• **Objective**
Transcribe all of the material below word for word and leave out its pictures.

◆ ◆ ◆

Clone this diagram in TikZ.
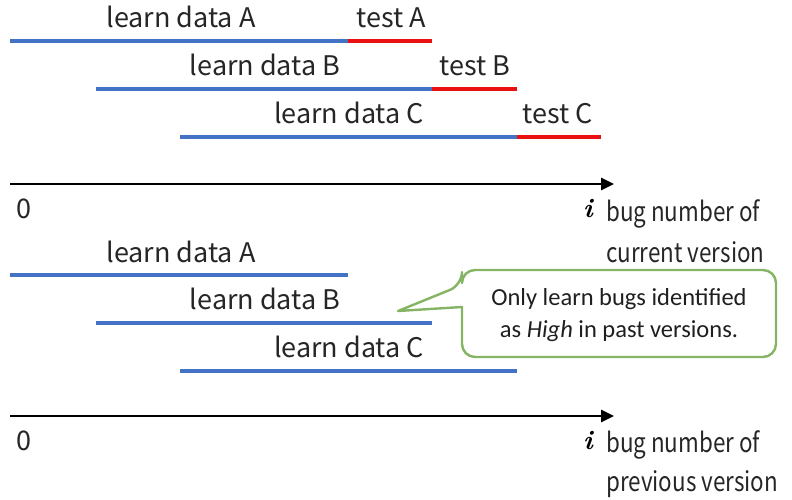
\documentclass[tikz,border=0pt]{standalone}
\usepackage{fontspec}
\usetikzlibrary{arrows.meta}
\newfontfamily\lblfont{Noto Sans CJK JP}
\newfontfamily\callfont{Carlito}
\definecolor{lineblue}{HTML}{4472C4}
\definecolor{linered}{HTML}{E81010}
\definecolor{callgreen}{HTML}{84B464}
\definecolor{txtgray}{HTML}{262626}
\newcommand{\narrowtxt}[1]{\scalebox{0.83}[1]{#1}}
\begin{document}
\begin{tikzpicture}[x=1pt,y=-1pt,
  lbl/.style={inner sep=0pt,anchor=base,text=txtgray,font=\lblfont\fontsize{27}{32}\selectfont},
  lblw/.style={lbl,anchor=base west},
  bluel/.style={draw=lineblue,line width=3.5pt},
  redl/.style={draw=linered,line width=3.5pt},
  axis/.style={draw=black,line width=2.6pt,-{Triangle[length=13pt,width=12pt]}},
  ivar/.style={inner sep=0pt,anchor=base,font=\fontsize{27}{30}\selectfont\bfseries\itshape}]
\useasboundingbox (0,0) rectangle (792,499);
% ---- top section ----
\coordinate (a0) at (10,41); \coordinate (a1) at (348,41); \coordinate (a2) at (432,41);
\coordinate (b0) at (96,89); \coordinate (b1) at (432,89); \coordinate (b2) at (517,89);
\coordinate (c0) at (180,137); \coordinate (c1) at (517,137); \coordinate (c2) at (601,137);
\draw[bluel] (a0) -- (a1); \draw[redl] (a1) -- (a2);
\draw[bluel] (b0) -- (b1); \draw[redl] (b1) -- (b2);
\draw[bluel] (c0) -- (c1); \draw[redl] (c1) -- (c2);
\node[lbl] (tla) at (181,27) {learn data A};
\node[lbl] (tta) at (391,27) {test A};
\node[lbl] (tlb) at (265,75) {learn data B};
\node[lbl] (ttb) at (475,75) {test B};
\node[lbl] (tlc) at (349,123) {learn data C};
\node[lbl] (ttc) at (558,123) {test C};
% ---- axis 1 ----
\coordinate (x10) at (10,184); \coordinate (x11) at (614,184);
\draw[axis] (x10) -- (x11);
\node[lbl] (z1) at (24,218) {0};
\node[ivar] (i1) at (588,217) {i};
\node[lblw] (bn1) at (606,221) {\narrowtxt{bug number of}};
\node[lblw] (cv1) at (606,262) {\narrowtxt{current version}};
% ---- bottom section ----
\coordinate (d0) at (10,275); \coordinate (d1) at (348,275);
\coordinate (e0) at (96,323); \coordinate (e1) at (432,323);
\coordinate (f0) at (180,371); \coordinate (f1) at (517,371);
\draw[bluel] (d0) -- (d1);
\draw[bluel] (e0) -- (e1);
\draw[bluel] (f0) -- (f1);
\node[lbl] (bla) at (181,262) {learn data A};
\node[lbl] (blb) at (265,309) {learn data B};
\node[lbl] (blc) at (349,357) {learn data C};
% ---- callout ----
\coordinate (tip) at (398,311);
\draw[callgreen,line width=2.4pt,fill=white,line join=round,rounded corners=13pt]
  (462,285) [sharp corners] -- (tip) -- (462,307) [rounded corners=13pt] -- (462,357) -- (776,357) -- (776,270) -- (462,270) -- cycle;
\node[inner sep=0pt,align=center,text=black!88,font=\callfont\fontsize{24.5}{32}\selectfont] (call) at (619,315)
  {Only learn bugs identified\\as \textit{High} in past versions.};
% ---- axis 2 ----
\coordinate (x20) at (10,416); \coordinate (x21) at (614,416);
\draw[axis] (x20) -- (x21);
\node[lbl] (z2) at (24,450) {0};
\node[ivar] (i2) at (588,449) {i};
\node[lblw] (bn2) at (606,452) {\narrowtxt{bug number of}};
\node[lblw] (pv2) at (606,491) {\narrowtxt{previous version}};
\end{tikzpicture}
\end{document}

◆ ◆ ◆

• **Reply**
Clone this diagram in TikZ.
\documentclass[tikz,border=0pt]{standalone}
\usepackage{fontspec}
\usetikzlibrary{arrows.meta}
\newfontfamily\lblfont{Noto Sans CJK JP}
\newfontfamily\callfont{Carlito}
\definecolor{lineblue}{HTML}{4472C4}
\definecolor{linered}{HTML}{E81010}
\definecolor{callgreen}{HTML}{84B464}
\definecolor{txtgray}{HTML}{262626}
\newcommand{\narrowtxt}[1]{\scalebox{0.83}[1]{#1}}
\begin{document}
\begin{tikzpicture}[x=1pt,y=-1pt,
  lbl/.style={inner sep=0pt,anchor=base,text=txtgray,font=\lblfont\fontsize{27}{32}\selectfont},
  lblw/.style={lbl,anchor=base west},
  bluel/.style={draw=lineblue,line width=3.5pt},
  redl/.style={draw=linered,line width=3.5pt},
  axis/.style={draw=black,line width=2.6pt,-{Triangle[length=13pt,width=12pt]}},
  ivar/.style={inner sep=0pt,anchor=base,font=\fontsize{27}{30}\selectfont\bfseries\itshape}]
\useasboundingbox (0,0) rectangle (792,499);
% ---- top section ----
\coordinate (a0) at (10,41); \coordinate (a1) at (348,41); \coordinate (a2) at (432,41);
\coordinate (b0) at (96,89); \coordinate (b1) at (432,89); \coordinate (b2) at (517,89);
\coordinate (c0) at (180,137); \coordinate (c1) at (517,137); \coordinate (c2) at (601,137);
\draw[bluel] (a0) -- (a1); \draw[redl] (a1) -- (a2);
\draw[bluel] (b0) -- (b1); \draw[redl] (b1) -- (b2);
\draw[bluel] (c0) -- (c1); \draw[redl] (c1) -- (c2);
\node[lbl] (tla) at (181,27) {learn data A};
\node[lbl] (tta) at (391,27) {test A};
\node[lbl] (tlb) at (265,75) {learn data B};
\node[lbl] (ttb) at (475,75) {test B};
\node[lbl] (tlc) at (349,123) {learn data C};
\node[lbl] (ttc) at (558,123) {test C};
% ---- axis 1 ----
\coordinate (x10) at (10,184); \coordinate (x11) at (614,184);
\draw[axis] (x10) -- (x11);
\node[lbl] (z1) at (24,218) {0};
\node[ivar] (i1) at (588,217) {i};
\node[lblw] (bn1) at (606,221) {\narrowtxt{bug number of}};
\node[lblw] (cv1) at (606,262) {\narrowtxt{current version}};
% ---- bottom section ----
\coordinate (d0) at (10,275); \coordinate (d1) at (348,275);
\coordinate (e0) at (96,323); \coordinate (e1) at (432,323);
\coordinate (f0) at (180,371); \coordinate (f1) at (517,371);
\draw[bluel] (d0) -- (d1);
\draw[bluel] (e0) -- (e1);
\draw[bluel] (f0) -- (f1);
\node[lbl] (bla) at (181,262) {learn data A};
\node[lbl] (blb) at (265,309) {learn data B};
\node[lbl] (blc) at (349,357) {learn data C};
% ---- callout ----
\coordinate (tip) at (398,311);
\draw[callgreen,line width=2.4pt,fill=white,line join=round,rounded corners=13pt]
  (462,285) [sharp corners] -- (tip) -- (462,307) [rounded corners=13pt] -- (462,357) -- (776,357) -- (776,270) -- (462,270) -- cycle;
\node[inner sep=0pt,align=center,text=black!88,font=\callfont\fontsize{24.5}{32}\selectfont] (call) at (619,315)
  {Only learn bugs identified\\as \textit{High} in past versions.};
% ---- axis 2 ----
\coordinate (x20) at (10,416); \coordinate (x21) at (614,416);
\draw[axis] (x20) -- (x21);
\node[lbl] (z2) at (24,450) {0};
\node[ivar] (i2) at (588,449) {i};
\node[lblw] (bn2) at (606,452) {\narrowtxt{bug number of}};
\node[lblw] (pv2) at (606,491) {\narrowtxt{previous version}};
\end{tikzpicture}
\end{document}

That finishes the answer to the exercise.